In January 2014 Simmonds received praise from Theresa May in response to an invitation from a local MP. May credited him with "looking at innovative ways to bring the blue light services together" whilst Northants Police itself claimed the second highest drop in crime figures for England and Wales.

=== Office costs and staffing ===
Within three weeks of his appointment, Simmonds was accused of 'hiring friends' including his election campaign manager Kathryn Buckle. In particular, the complaints were that the jobs were supposed to be non-political and no interviews were held. In response, Simmonds replied that he wanted people who wanted him to succeed but that he had asked them to forget party allegiances. Those appointed included four assistant commissioners, on a salary of £65,000. Response to a Freedom of Information request showed that Simmonds had 12 staff in his office at an annual cost of £729,100.

A year after his election, his office costs of £1m for 17 staff were unfavourably compared by the Police Federation with the former police authority spending of £865k, when cuts were being made elsewhere in the force. £21m is being cut over 4 years from an annual budget of £120m and the Police Federation claims police number have been cut from 1265 to 1220. In response, Simmond's office said the commissioner's role was wider than that of the old police authority.

By 31 March 2014, the number of staff employed by Simmonds had risen to 34, at a cost of £1.4 million.
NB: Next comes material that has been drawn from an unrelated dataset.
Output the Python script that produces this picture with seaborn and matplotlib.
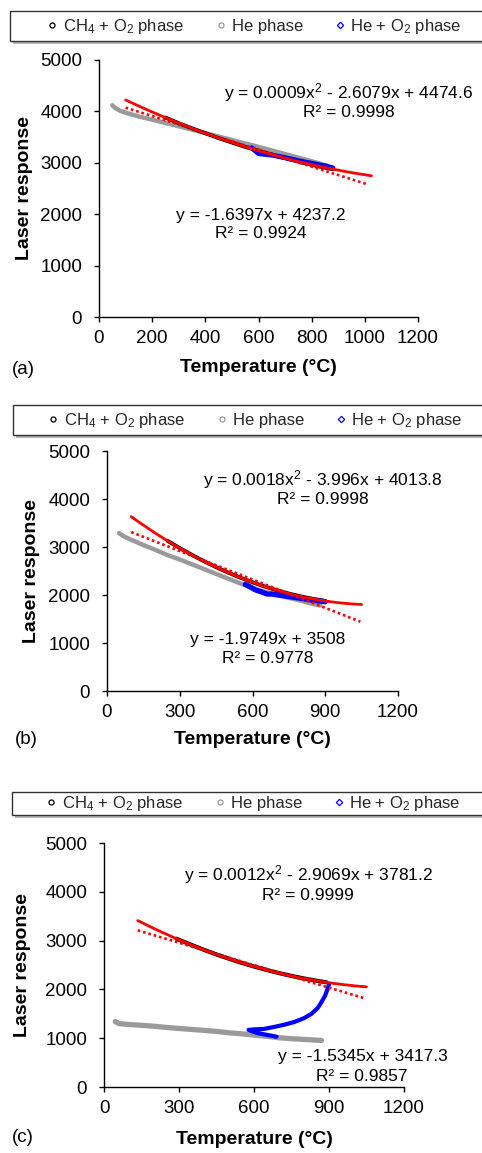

Whilst the News and Publishing team are employed by the OPCC, the team provide strategic support and advice to the PCC, the Chief Constable and across the wider Force.

=== Challenges ===
In December 2013, Simmonds challenged critics to meet him for a debate, but just prior to the planned event, backed out by issuing an online video, stating that 'he had more important things to do'. Whilst this met with much criticism from local political party representatives such as Tony Clarke from the Green Party, Simmonds stated that he wanted to talk to all the people of Northamptonshire, not just a handful of people who have chosen to remain anonymous and appear to be involved with a group of people who use gross obscenities as part of their campaign against him.

Simmonds's plans to relocate from the current Northamptonshire Police headquarters at Wootton Hall and to convert the old site to a free school were criticised by the Police Federation and the public. Simmonds said he is independent of the Northampton Free School Trust, a public limited company by guarantee set up to run the proposed school, Wootton Park School though an article on the school website written 2 months later by Kathryn Buckle said Simmonds was the inspiration behind the project.

The head of a local school said that the plan was proposed without local consultation. At a Police and Crime Panel meeting on 6 March 2014, members of the public questioned Simmonds' relationship with trustees of Northampton Free School Trust, Brian Binley MP and Andrew Sortwell, and charged that Simmonds aimed to help his associates profit from the establishment of the school. Simmonds responded to the accusations by saying that there are no profits involved.

==Trial==
In July 2017, Simmonds was on trial at Southwark Crown Court, where he denied recklessly breaching the Data Protection Act 1998. The prosecution alleged that, as police and crime commissioner, he disclosed information about a fraud investigation involving Wellingborough MP Peter Bone. The jury was unable to reach a verdict.